因みに今回は、幽霊探しの部分だけ個別とさせて頂いていますので、他の方々のも見てみると楽しいかもしれません。それと、今回、物語を毀しそうでしたので、ヘタに公式NPCは出しませんでした。

■シオン・レ・ハイ様:連続のご参加、有難うございますv 「走るメロン」をもう少しネタに使いたかったのですが、そうするととても長くなりそうでしたので、また次の機会に何かのタイミングとあわせて使いたいなと思っています。
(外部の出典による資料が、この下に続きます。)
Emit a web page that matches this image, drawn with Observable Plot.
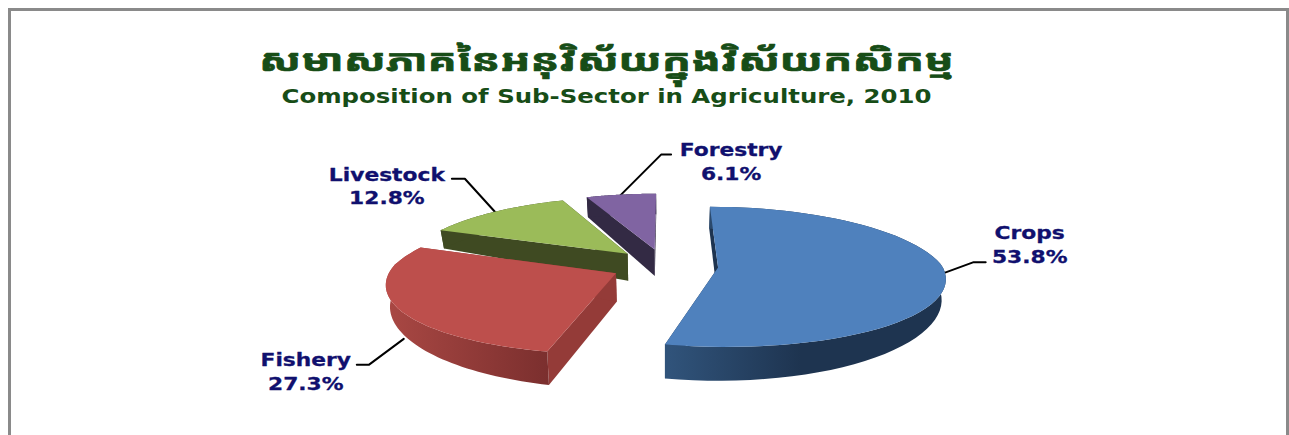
<!DOCTYPE html>
<html><head><meta charset="utf-8">
<script src="https://cdn.jsdelivr.net/npm/d3@7"></script>
<script src="https://cdn.jsdelivr.net/npm/@observablehq/plot@0.6"></script>
<style>
html,body{margin:0;padding:0;background:#fff;overflow:hidden}
#chart{position:relative;width:1289px;height:435px;overflow:hidden}
#frame{position:absolute;left:8px;top:8px;width:1275px;height:440px;border:3px solid #8a8a8a}
#chart svg{position:absolute;left:0;top:0}
</style></head><body>
<div id="chart"><div id="frame"></div></div>
<script>
// Data
const sectors = ["Crops", "Fishery", "Livestock", "Forestry"];
const shares = [53.8, 27.3, 12.8, 6.1];
const titleKhmer = "សមាសភាគនៃអនុវិស័យក្នុងវិស័យកសិកម្ម";
const titleEnglish = "Composition of Sub-Sector in Agriculture, 2010";

// Styles
const topColors = ["#4f81bd", "#bd4f4c", "#9bbb59", "#8064a2"];
const cutColors = ["#1e3450", "#943b38", "#3f4a22", "#332a44"];
const rimFills = ["url(#rimBlue)", "url(#rimRed)", "#3f4a22", "#332a44"];
const leaderNudges = [[-2, -3], [2, 6], [0, 0], [-1, 1]];
const leaderBends = [[30, -11, 42, -11], [-35, 26, -47, 26], [-30, -33, -43, -33], [41, -41, 51, -41]];
const labelShifts = [[86, -29.5], [-98, 31.5], [-108, -27], [111, -35]];

// 3-D pie view
const view = {cx: 664, cy: 265, rx: 224, ry: 71};
const explode = 0.24;
const flat = (a, off) => [Math.sin(a) + off[0], -Math.cos(a) + off[1]];
function topPt([X, Y]) {
  const far = 1 / (1 - 0.18 * Y);
  const sx = Y < 0 ? far : 1 / (1 - 0.13 * Y);
  const sy = Y < 0 ? far : 1 / (1 - 0.10 * Y);
  return [view.cx + view.rx * X * sx, view.cy + view.ry * Y * sy];
}
function botPt([X, Y]) {
  const [x, y] = topPt([X, Y]);
  const depth = 28 + 6 * Y - 5.5 * X * X;
  return [view.cx + (x - view.cx) * 0.985, y + depth];
}
const arcs = d3.pie().sort(null)(shares);
const faces = [];
function face(fill, pts) {
  faces.push({fill, pts: pts.map(p => ({x: p[0], y: p[1]}))});
}
const leaders = [], labels = [];
[3, 2, 1, 0].forEach(i => {
  const {startAngle: a0, endAngle: a1} = arcs[i];
  const mid = (a0 + a1) / 2;
  const off = [explode * Math.sin(mid), -explode * Math.cos(mid)];
  const arc = d3.range(61).map(k => flat(a0 + (a1 - a0) * k / 60, off));
  face(cutColors[i], [topPt(off), topPt(arc[0]), botPt(arc[0]), botPt(off)]);
  face(cutColors[i], [topPt(off), topPt(arc[60]), botPt(arc[60]), botPt(off)]);
  face(rimFills[i], [...arc.map(topPt), ...arc.slice().reverse().map(botPt)]);
  face(topColors[i], [topPt(off), ...arc.map(topPt)]);
  const p = flat(mid, off);
  const edge = i === 1 ? botPt(p) : topPt(p);
  const start = [edge[0] + leaderNudges[i][0], edge[1] + leaderNudges[i][1]];
  const b = leaderBends[i];
  [start, [start[0] + b[0], start[1] + b[1]], [start[0] + b[2], start[1] + b[3]]]
    .forEach(q => leaders.push({id: i, x: q[0], y: q[1]}));
  labels.push({text: `${sectors[i]}\n${shares[i].toFixed(1)}%`, x: start[0] + labelShifts[i][0], y: start[1] + labelShifts[i][1]});
});

function gradients() {
  const g0 = d3.create("svg:g");
  const defs = g0.append("defs");
  const add = (id, x1, x2, stops) => {
    const g = defs.append("linearGradient").attr("id", id).attr("gradientUnits", "userSpaceOnUse")
      .attr("x1", x1).attr("x2", x2).attr("y1", 0).attr("y2", 0);
    stops.forEach(([o, c]) => g.append("stop").attr("offset", o).attr("stop-color", c));
  };
  add("rimBlue", 669, 800, [[0, "#30537a"], [1, "#1e3450"]]);
  add("rimRed", 390, 548, [[0, "#a84743"], [1, "#7b2f2e"]]);
  return g0.node();
}

const plot = Plot.plot({
  width: 1289, height: 435, margin: 0,
  x: {domain: [0, 1289], range: [0, 1289], axis: null},
  y: {domain: [0, 435], range: [0, 435], axis: null},
  style: {background: "transparent"},
  marks: [
    gradients,
    Plot.line(leaders, {x: "x", y: "y", z: "id", stroke: "#000", strokeWidth: 2}),
    ...faces.map(f => Plot.line(f.pts, {x: "x", y: "y", fill: f.fill, stroke: "none"})),
    Plot.text(labels, {x: "x", y: "y", text: "text", fill: "#10106e", stroke: "#10106e", strokeWidth: 0.3,
      fontWeight: 700, fontFamily: "'DejaVu Sans'", fontSize: 18, lineHeight: 1.3, lineAnchor: "middle",
      className: "stretch-labels"}),
    Plot.text([titleKhmer], {x: () => 606, y: () => 61, fill: "#174d17", stroke: "#174d17", strokeWidth: 0.7,
      fontWeight: 700, fontFamily: "'Noto Sans Khmer','Khmer OS','DejaVu Sans','Noto Sans'", fontSize: 30,
      className: "stretch-km"}),
    Plot.text([titleEnglish], {x: () => 606, y: () => 96, fill: "#174d17", fontWeight: 700,
      fontFamily: "'DejaVu Sans'", fontSize: 20, className: "stretch-en"})
  ]
});
const stretch = (cls, k) => d3.select(plot).selectAll(`.${cls} text`)
  .attr("transform", function() { return `${this.getAttribute("transform") || ""} scale(${k},1)`; });
stretch("stretch-labels", 1.21);
stretch("stretch-km", 1.446);
stretch("stretch-en", 1.22);
document.getElementById("chart").appendChild(plot);
</script>
</body></html>
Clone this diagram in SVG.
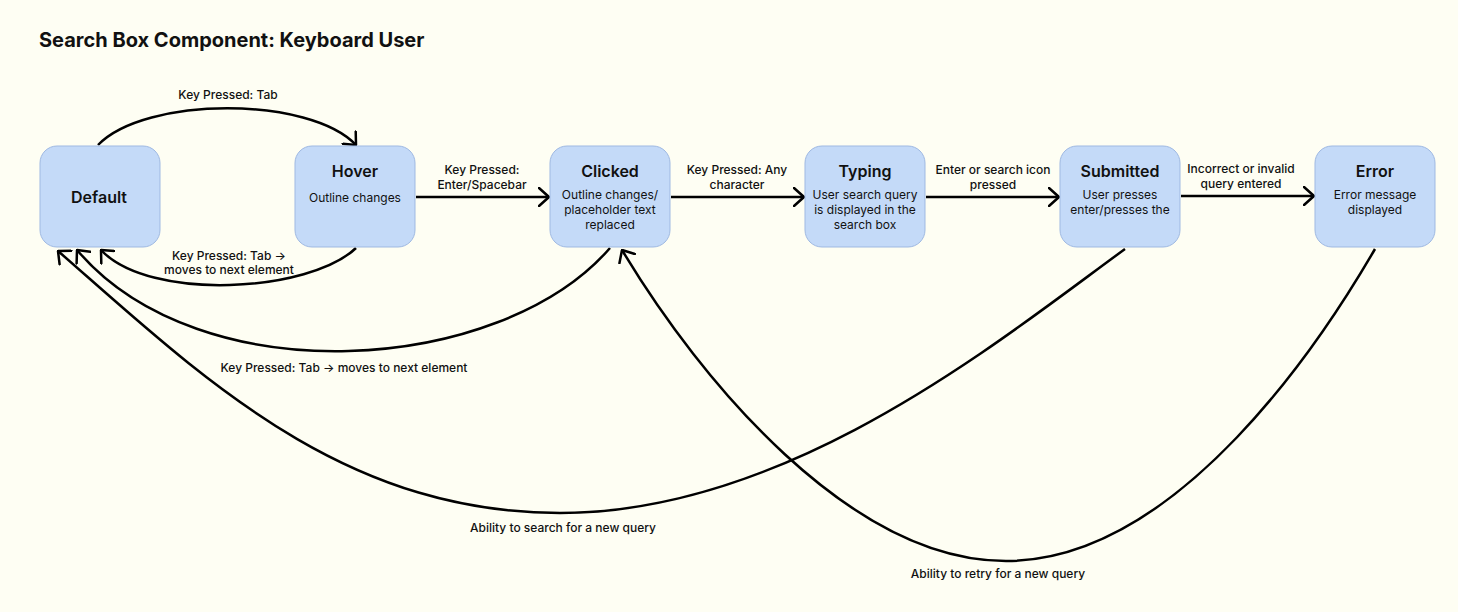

「呼び声」の提案は、意外とロマンチストだとわたしが思っている(勝手にですが)シオンさんなら真っ先に言い出しそうだと思い、こんな感じにさせて頂きました。
■セレスティ・カーニンガム様:連続のご参加、有難うございますv 埋めたもの、というくだりで、一瞬タイムカプセルや和人の白骨でもいいかなとも思ったのですが、こちらのほうがある意味自然かなと思いましたので、こちらにしましたが如何でしたでしょうか。
■初瀬・日和様:連続のご参加、有難うございますv 先輩、と呼ぶところがとても日和さんらしいなと思いまして、つい最後のほうの「呼び声」も「先輩」とつけてしまいました。もう少し日和さん独特の気遣いというかそういうものが出したかったのですが、心残りのひとつです。
■羽角・悠宇様:連続のご参加、有難うございますv いつもながら日和さんを大事に思う気持ちを前面に出しすぎた感じもしますが、こんな風に普段もしつつ、物事をこなしていくPCさんだと思っています。何があっても諦めないだろうなと思ったので、あの提案をシオンさんに続いて、していただきました。

「夢」と「命」、そして「愛情」はわたしの全ての作品のテーマと言っても過言ではありません。それを今回も入れ込むことが出来て、本当に感謝しております。有難うございます。今回は「雨宿り」、「約束」の意味も少し深く考えて頂けたら幸いと思います。

なにはともあれ、少しでも楽しんでいただけたなら幸いです。